"""

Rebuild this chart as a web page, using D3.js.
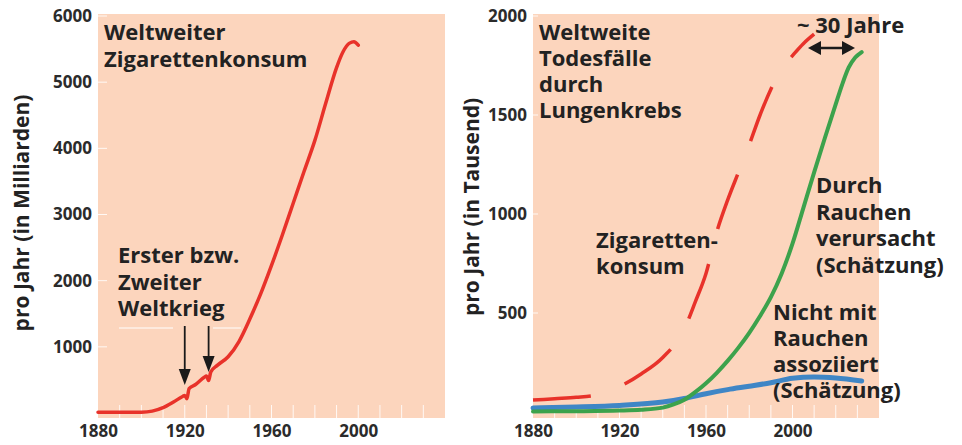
<!DOCTYPE html>
<html>
<head>
<meta charset="utf-8">
<script src="https://cdn.jsdelivr.net/npm/d3@7"></script>
<style>
    body { margin: 0; background: #fff; }
    svg text { font-family: "Open Sans", "DejaVu Sans", sans-serif; font-weight: bold; }
    .tick text { fill: #2b2b2b; font-size: 17px; }
    .note { fill: #222; font-size: 22px; }
    .title { fill: #222; font-size: 21px; }
</style>
</head>
<body>
<svg id="chart" width="962" height="445"></svg>
<script>
// tick labels
const yearTicks = [1880, 1920, 1960, 2000];
const minorYears = d3.range(1890, 2040, 10);
const cigTicks = [1000, 2000, 3000, 4000, 5000, 6000];
const deathTicks = [500, 1000, 1500, 2000];

// left: worldwide cigarette consumption (billions per year)
const cigYears = [1880, 1890, 1900, 1905, 1910, 1915, 1919, 1920, 1921, 1922, 1925, 1929, 1930, 1931, 1932, 1935, 1940, 1945, 1950, 1955, 1960, 1965, 1970, 1975, 1980, 1985, 1990, 1993, 1996, 1998, 2000];
const cigValues = [10, 10, 12, 28, 80, 170, 250, 265, 215, 370, 430, 540, 560, 490, 620, 720, 850, 1080, 1420, 1800, 2230, 2690, 3170, 3650, 4120, 4680, 5220, 5460, 5590, 5610, 5560];

// right: cigarette consumption curve (dashed, in the thousand scale)
const dashYears = [1880, 1890, 1900, 1910, 1920, 1930, 1940, 1950, 1955, 1960, 1965, 1970, 1975, 1980, 1985, 1990, 1995, 2000, 2005, 2010];
const dashValues = [60, 67, 74, 88, 128, 192, 275, 420, 555, 700, 910, 1070, 1210, 1350, 1500, 1630, 1735, 1800, 1860, 1908];

// right: lung cancer deaths caused by smoking (thousand per year)
const smokeYears = [1880, 1900, 1920, 1930, 1940, 1945, 1950, 1955, 1960, 1965, 1970, 1975, 1980, 1985, 1990, 1995, 2000, 2005, 2010, 2015, 2020, 2023, 2026, 2029, 2032];
const smokeDeaths = [3, 4, 7, 11, 22, 38, 62, 100, 145, 198, 258, 325, 400, 485, 580, 700, 850, 1030, 1210, 1385, 1555, 1655, 1740, 1790, 1818];

// right: lung cancer deaths not associated with smoking
const otherYears = [1880, 1900, 1920, 1940, 1950, 1960, 1970, 1980, 1990, 2000, 2010, 2020, 2032];
const otherDeaths = [20, 25, 33, 50, 68, 92, 113, 130, 148, 170, 177, 172, 157];

const svg = d3.select("#chart");
const bg = "#fcd5bd";

function panel(x, y, yTicks, left) {
    const [x0, x1] = x.range();
    svg.append("rect")
        .attr("x", x0).attr("y", 14)
        .attr("width", x1 - x0).attr("height", 404)
        .attr("fill", bg);

    // white tick marks
    svg.append("g").selectAll("line")
        .data(minorYears)
        .enter().append("line")
        .attr("x1", d => x(d)).attr("x2", d => x(d))
        .attr("y1", 405).attr("y2", 418)
        .attr("stroke", "#fff").attr("stroke-opacity", 0.85);
    svg.append("g").selectAll("line")
        .data(yTicks)
        .enter().append("line")
        .attr("x1", x0 - 5).attr("x2", x0 + (left ? 9 : 5))
        .attr("y1", d => y(d)).attr("y2", d => y(d))
        .attr("stroke", "#fff").attr("stroke-opacity", 0.85);

    const ax = svg.append("g")
        .attr("transform", "translate(0,418)")
        .call(d3.axisBottom(x).tickValues(yearTicks).tickSize(0).tickPadding(7).tickFormat(d3.format("d")));
    ax.select(".domain").remove();

    const ay = svg.append("g")
        .attr("transform", "translate(" + x0 + ",0)")
        .call(d3.axisLeft(y).tickValues(yTicks).tickSize(0).tickPadding(6).tickFormat(d3.format("d")));
    ay.select(".domain").remove();
}

function curve(x, y, years, values) {
    return d3.line()
        .x((d, i) => x(years[i]))
        .y(d => y(d))
        .curve(d3.curveMonotoneX)(values);
}

function lines(g, rows, x0, y0, dy) {
    const t = g.append("text").attr("class", "note");
    rows.forEach((r, i) => {
        t.append("tspan").attr("x", x0).attr("y", y0 + i * dy).text(r);
    });
}

// ---- left panel
const xL = d3.scaleLinear().domain([1880, 2040]).range([98, 445]);
const yL = d3.scaleLinear().domain([0, 6000]).range([413, 16]);
panel(xL, yL, cigTicks, true);

svg.append("path")
    .attr("d", curve(xL, yL, cigYears, cigValues))
    .attr("fill", "none")
    .attr("stroke", "#e8322a")
    .attr("stroke-width", 3.5)
    .attr("stroke-linecap", "round");

svg.append("text")
    .attr("class", "title")
    .attr("transform", "translate(29,213) rotate(-90)")
    .attr("text-anchor", "middle")
    .text("pro Jahr (in Milliarden)");

lines(svg, ["Weltweiter", "Zigarettenkonsum"], 104, 40, 27);
lines(svg, ["Erster bzw.", "Zweiter", "Weltkrieg"], 118, 263, 26.5);

svg.append("g").selectAll("line")
    .data([[119, 173], [213, 241]])
    .enter().append("line")
    .attr("x1", d => d[0]).attr("x2", d => d[1])
    .attr("y1", 328).attr("y2", 328)
    .attr("stroke", "#fff").attr("stroke-width", 1);

function downArrow(x, yTop, yTip) {
    svg.append("line")
        .attr("x1", x).attr("x2", x)
        .attr("y1", yTop).attr("y2", yTip - 12)
        .attr("stroke", "#1a1a1a").attr("stroke-width", 1.8);
    svg.append("path")
        .attr("d", "M" + (x - 6) + "," + (yTip - 16) + "L" + (x + 6) + "," + (yTip - 16) + "L" + x + "," + yTip + "Z")
        .attr("fill", "#1a1a1a");
}
downArrow(xL(1920), 326, 385);
downArrow(xL(1931), 326, 372);

// ---- right panel
const xR = d3.scaleLinear().domain([1880, 2040]).range([533, 879]);
const yR = d3.scaleLinear().domain([0, 2000]).range([412, 16]);
panel(xR, yR, deathTicks, false);

svg.append("path")
    .attr("d", curve(xR, yR, otherYears, otherDeaths))
    .attr("fill", "none")
    .attr("stroke", "#3f86c6")
    .attr("stroke-width", 5)
    .attr("stroke-linecap", "round");

svg.append("path")
    .attr("d", curve(xR, yR, smokeYears, smokeDeaths))
    .attr("fill", "none")
    .attr("stroke", "#3ca24c")
    .attr("stroke-width", 4)
    .attr("stroke-linecap", "round");

svg.append("path")
    .attr("d", curve(xR, yR, dashYears, dashValues))
    .attr("fill", "none")
    .attr("stroke", "#e8322a")
    .attr("stroke-width", 3.5)
    .attr("stroke-dasharray", "58 36");

svg.append("text")
    .attr("class", "title")
    .attr("transform", "translate(479,207) rotate(-90)")
    .attr("text-anchor", "middle")
    .text("pro Jahr (in Tausend)");

lines(svg, ["Weltweite", "Todesfälle", "durch", "Lungenkrebs"], 539, 40, 26);
lines(svg, ["~ 30 Jahre"], 797, 33, 0);
lines(svg, ["Zigaretten-", "konsum"], 596, 248, 25.5);
lines(svg, ["Durch", "Rauchen", "verursacht", "(Schätzung)"], 816, 193, 26.7);
lines(svg, ["Nicht mit", "Rauchen", "assoziiert", "(Schätzung)"], 773, 320, 26);

// ~30 years double arrow
const ay0 = 48, axa = 808, axb = 855;
svg.append("line")
    .attr("x1", axa + 10).attr("x2", axb - 10)
    .attr("y1", ay0).attr("y2", ay0)
    .attr("stroke", "#1a1a1a").attr("stroke-width", 2.5);
svg.append("path")
    .attr("d", "M" + axa + "," + ay0 + "L" + (axa + 13) + "," + (ay0 - 7) + "L" + (axa + 13) + "," + (ay0 + 7) + "Z")
    .attr("fill", "#1a1a1a");
svg.append("path")
    .attr("d", "M" + axb + "," + ay0 + "L" + (axb - 13) + "," + (ay0 - 7) + "L" + (axb - 13) + "," + (ay0 + 7) + "Z")
    .attr("fill", "#1a1a1a");
</script>
</body>
</html>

"""

## THE EXERCISE
Please quote the lines of the material, beginning with the first and ending with the one that contains "5590, 5610, 5560];", exactly as written and without any pictures.

## PROBLEM SOLUTION
Rebuild this chart as a web page, using D3.js.
<!DOCTYPE html>
<html>
<head>
<meta charset="utf-8">
<script src="https://cdn.jsdelivr.net/npm/d3@7"></script>
<style>
    body { margin: 0; background: #fff; }
    svg text { font-family: "Open Sans", "DejaVu Sans", sans-serif; font-weight: bold; }
    .tick text { fill: #2b2b2b; font-size: 17px; }
    .note { fill: #222; font-size: 22px; }
    .title { fill: #222; font-size: 21px; }
</style>
</head>
<body>
<svg id="chart" width="962" height="445"></svg>
<script>
// tick labels
const yearTicks = [1880, 1920, 1960, 2000];
const minorYears = d3.range(1890, 2040, 10);
const cigTicks = [1000, 2000, 3000, 4000, 5000, 6000];
const deathTicks = [500, 1000, 1500, 2000];

// left: worldwide cigarette consumption (billions per year)
const cigYears = [1880, 1890, 1900, 1905, 1910, 1915, 1919, 1920, 1921, 1922, 1925, 1929, 1930, 1931, 1932, 1935, 1940, 1945, 1950, 1955, 1960, 1965, 1970, 1975, 1980, 1985, 1990, 1993, 1996, 1998, 2000];
const cigValues = [10, 10, 12, 28, 80, 170, 250, 265, 215, 370, 430, 540, 560, 490, 620, 720, 850, 1080, 1420, 1800, 2230, 2690, 3170, 3650, 4120, 4680, 5220, 5460, 5590, 5610, 5560];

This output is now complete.